Keto-Friendly Cheesy Mexican Skillet

For the days or nights you feel like being Keto, this skillet is damn good. Like, really good. Like… I crave it. Plus, it’s super fucking simple to throw together for lunches or weeknight meals. I top mine with avocado, jalapeño, salsa, and plain Greek yogurt for what it’s worth.


Keto-Friendly Cheesy Mexican Skillet by Cast Iron Keto


  • 1 tablespoon avocado oil

  • 1 pound ground beef

  • 1/2 white onion, diced

  • 1/2 bell pepper, diced

  • 1 (4oz) can green chilis

  • 3 tablespoons taco seasoning

  • 2 roma tomatoes, seeded and diced

  • 12 ounces cauliflower rice

  • 1 cup shredded Mexican blend cheese


  • Heat the oil in a large cast iron skillet over medium high heat. Once hot add in the beef and cook while crumbling with a wooden spoon until it starts to brown.

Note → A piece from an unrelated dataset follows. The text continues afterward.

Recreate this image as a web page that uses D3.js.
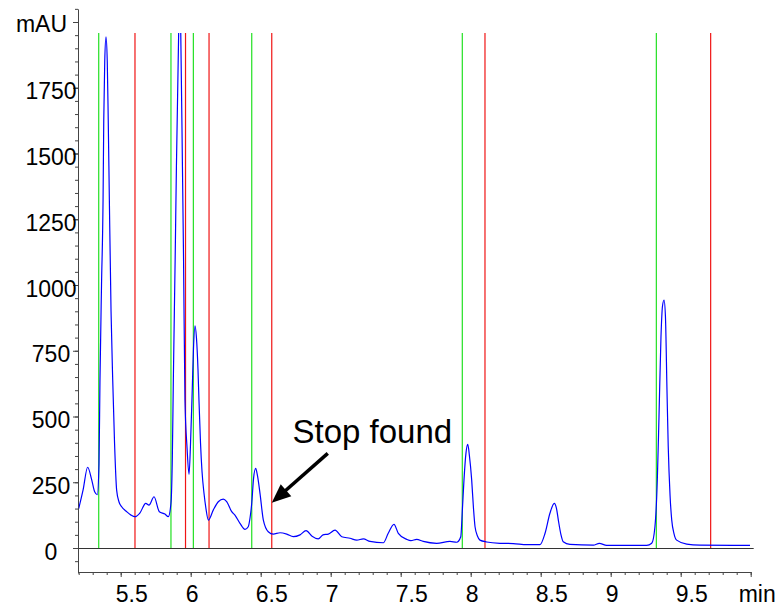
<!DOCTYPE html>
<html>
<head>
<meta charset="utf-8">
<script src="https://cdn.jsdelivr.net/npm/d3@7"></script>
<style>
  body { margin: 0; background: #fff; }
  svg { display: block; font-family: "Liberation Sans", Arial, sans-serif; }
</style>
</head>
<body>
<div id="chart"></div>
<script>
// Chromatogram trace: retention time (min) and signal (mAU)
const times = [
  5.200, 5.231, 5.264, 5.293, 5.314, 5.333, 5.345, 5.352, 5.363, 5.374,
  5.379, 5.386, 5.395, 5.404, 5.411, 5.419, 5.431, 5.443, 5.456, 5.471,
  5.488, 5.507, 5.543, 5.574, 5.602, 5.638, 5.679, 5.702, 5.738, 5.776,
  5.816, 5.840, 5.859, 5.869, 5.876, 5.889, 5.898, 5.914, 5.921, 5.929,
  5.941, 5.949, 5.959, 5.974, 5.988, 5.999, 6.011, 6.020, 6.031, 6.041,
  6.052, 6.059, 6.070, 6.081, 6.095, 6.109, 6.126, 6.161, 6.197, 6.233,
  6.257, 6.293, 6.316, 6.352, 6.388, 6.411, 6.424, 6.436, 6.449, 6.464,
  6.477, 6.495, 6.519, 6.554, 6.590, 6.638, 6.686, 6.733, 6.781, 6.824,
  6.867, 6.911, 6.945, 6.983, 7.031, 7.079, 7.138, 7.186, 7.233, 7.281,
  7.376, 7.411, 7.452, 7.483, 7.543, 7.573, 7.614, 7.661, 7.757, 7.852,
  7.900, 7.929, 7.941, 7.952, 7.966, 7.979, 7.991, 8.007, 8.020, 8.031,
  8.049, 8.066, 8.114, 8.209, 8.304, 8.402, 8.495, 8.531, 8.566, 8.597,
  8.613, 8.626, 8.645, 8.661, 8.709, 8.876, 8.919, 8.971, 9.257, 9.293,
  9.316, 9.333, 9.345, 9.359, 9.370, 9.381, 9.391, 9.402, 9.411, 9.424,
  9.436, 9.452, 9.471, 9.543, 9.638, 9.874, 9.995
];
const signal = [
  150, 220, 307, 259, 214, 203, 320, 639, 1000, 1323,
  1627, 1850, 1944, 1850, 1627, 1323, 900, 639, 400, 220,
  175, 157, 138, 125, 119, 134, 170, 163, 195, 138,
  129, 119, 170, 350, 639, 1100, 1450, 1958, 2150, 1958,
  1450, 1095, 563, 380, 280, 400, 600, 760, 845, 800,
  680, 563, 400, 290, 208, 150, 106, 144, 176, 186,
  176, 138, 125, 94, 71, 81, 115, 170, 265, 303,
  275, 208, 106, 62, 53, 58, 53, 43, 50, 66,
  45, 35, 50, 53, 68, 43, 37, 30, 35, 25,
  20, 56, 90, 56, 33, 28, 33, 25, 18, 25,
  22, 43, 150, 259, 360, 394, 350, 259, 150, 81,
  45, 30, 23, 18, 17, 13, 13, 56, 132, 170,
  150, 106, 50, 24, 14, 11, 18, 10, 10, 18,
  81, 259, 500, 800, 920, 943, 880, 600, 385, 200,
  106, 55, 30, 15, 11, 10, 10
];

// peak start (green) and stop (red) markers, min
const startMarks = [5.343, 5.859, 6.019, 6.436, 7.940, 9.326];
const stopMarks = [5.602, 5.963, 6.131, 6.579, 8.102, 9.714];

// axis ticks
const xMajor = [5.5, 6, 6.5, 7, 7.5, 8, 8.5, 9, 9.5, 10];
const xLabels = ["5.5", "6", "6.5", "7", "7.5", "8", "8.5", "9", "9.5", "min"];
const yMajor = [0, 250, 500, 750, 1000, 1250, 1500, 1750, 2000];
const yLabels = ["0", "250", "500", "750", "1000", "1250", "1500", "1750", "mAU"];

// annotation
const noteText = "Stop found";
const notePos = [6.727, 401];
const arrowTail = [6.979, 360];
const arrowTip = [6.579, 172];

const width = 781, height = 606;
const plotTop = 1958; // signal value where the plot is cut off

const x = d3.scaleLinear().domain([5.2, 10]).range([78.7, 750.7]);
const y = d3.scaleLinear().domain([-95, 2050]).range([573, 8.85]);

const svg = d3.select("#chart").append("svg")
  .attr("width", width)
  .attr("height", height);

svg.append("clipPath").attr("id", "plot")
  .append("rect")
  .attr("x", x(5.2))
  .attr("y", y(plotTop))
  .attr("width", x(10) - x(5.2) + 4)
  .attr("height", y(-95) - y(plotTop));

// minor ticks + axis lines
const xMinor = d3.range(52, 101).map(d => d / 10);
const yMinor = d3.range(-1, 42).map(d => d * 50);

svg.append("g")
  .attr("transform", "translate(78,0)")
  .call(d3.axisLeft(y).tickValues(yMinor).tickSize(3).tickSizeOuter(0).tickFormat(""))
  .call(g => g.selectAll("path,line").attr("stroke", "#444"));

svg.append("g")
  .attr("transform", "translate(0,572)")
  .call(d3.axisBottom(x).tickValues(xMinor).tickSize(3).tickSizeOuter(0).tickFormat(""))
  .call(g => g.selectAll("path,line").attr("stroke", "#444"));

// major ticks with labels
svg.append("g")
  .attr("transform", "translate(78,0)")
  .call(d3.axisLeft(y).tickValues(yMajor).tickSize(5).tickFormat((d, i) => yLabels[i]))
  .call(g => g.select(".domain").remove())
  .call(g => g.selectAll("line").attr("stroke", "#444"))
  .call(g => g.selectAll("text")
    .attr("font-size", 23)
    .attr("font-family", "Liberation Sans, Arial, sans-serif")
    .attr("fill", "#000")
    .attr("text-anchor", "middle")
    .attr("dy", null)
    .attr("x", (d, i) => i === yMajor.length - 1 ? -36.5 : -27)
    .attr("y", (d, i) => i === yMajor.length - 1 ? 9.7 : 11));

svg.append("g")
  .attr("transform", "translate(0,572)")
  .call(d3.axisBottom(x).tickValues(xMajor).tickSize(5).tickFormat((d, i) => xLabels[i]))
  .call(g => g.select(".domain").remove())
  .call(g => g.selectAll("line").attr("stroke", "#444"))
  .call(g => g.selectAll("text")
    .attr("font-size", 23)
    .attr("font-family", "Liberation Sans, Arial, sans-serif")
    .attr("fill", "#000")
    .attr("dy", null)
    .attr("y", 29.5)
    .attr("text-anchor", (d, i) => i === xMajor.length - 1 ? "middle" : "start")
    .attr("x", (d, i) => i === xMajor.length - 1 ? 6 : -5.5));

// zero baseline
svg.append("line")
  .attr("x1", x(5.2)).attr("x2", x(10) + 3)
  .attr("y1", Math.round(y(0)) + 0.5).attr("y2", Math.round(y(0)) + 0.5)
  .attr("stroke", "#333")
  .attr("stroke-width", 1);

// start / stop markers
const marks = startMarks.map(t => ({t, c: "#22e022"}))
  .concat(stopMarks.map(t => ({t, c: "#f01414"})));

svg.append("g").selectAll("line")
  .data(marks)
  .join("line")
  .attr("x1", d => x(d.t)).attr("x2", d => x(d.t))
  .attr("y1", y(0)).attr("y2", y(plotTop))
  .attr("stroke", d => d.c)
  .attr("stroke-width", 1.2);

// trace
const data = times.map((t, i) => [t, signal[i]]);
const line = d3.line()
  .x(d => x(d[0]))
  .y(d => y(d[1]))
  .curve(d3.curveMonotoneX);

svg.append("path")
  .datum(data)
  .attr("clip-path", "url(#plot)")
  .attr("d", line)
  .attr("fill", "none")
  .attr("stroke", "#0000ff")
  .attr("stroke-width", 1.2);

// annotation arrow
const tx = x(arrowTip[0]), ty = y(arrowTip[1]);
const sx = x(arrowTail[0]), sy = y(arrowTail[1]);
const len = Math.hypot(tx - sx, ty - sy);
const ux = (tx - sx) / len, uy = (ty - sy) / len;
const headLen = 19, headHalf = 8;
const bx = tx - ux * headLen, by = ty - uy * headLen;

svg.append("line")
  .attr("x1", sx).attr("y1", sy)
  .attr("x2", bx + ux * 2).attr("y2", by + uy * 2)
  .attr("stroke", "#000")
  .attr("stroke-width", 3.5);

svg.append("polygon")
  .attr("points", [
    [tx, ty],
    [bx - uy * headHalf, by + ux * headHalf],
    [bx + uy * headHalf, by - ux * headHalf]
  ].map(p => p.join(",")).join(" "))
  .attr("fill", "#000");

svg.append("text")
  .attr("x", x(notePos[0]))
  .attr("y", y(notePos[1]))
  .attr("font-size", 33)
  .attr("fill", "#000")
  .text(noteText);
</script>
</body>
</html>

  • Add in the onion, bell pepper, and taco seasoning and cook 3 minutes or until the onion and pepper starts to soften.

  • Stir in the green chiles and tomatoes along with the cauliflower rice. Cook 5-7 minutes until most of the moisture has evaporated.

  • Sprinkle with cheese and cover just until melted, about 2 minutes. Top with desired toppings and serve.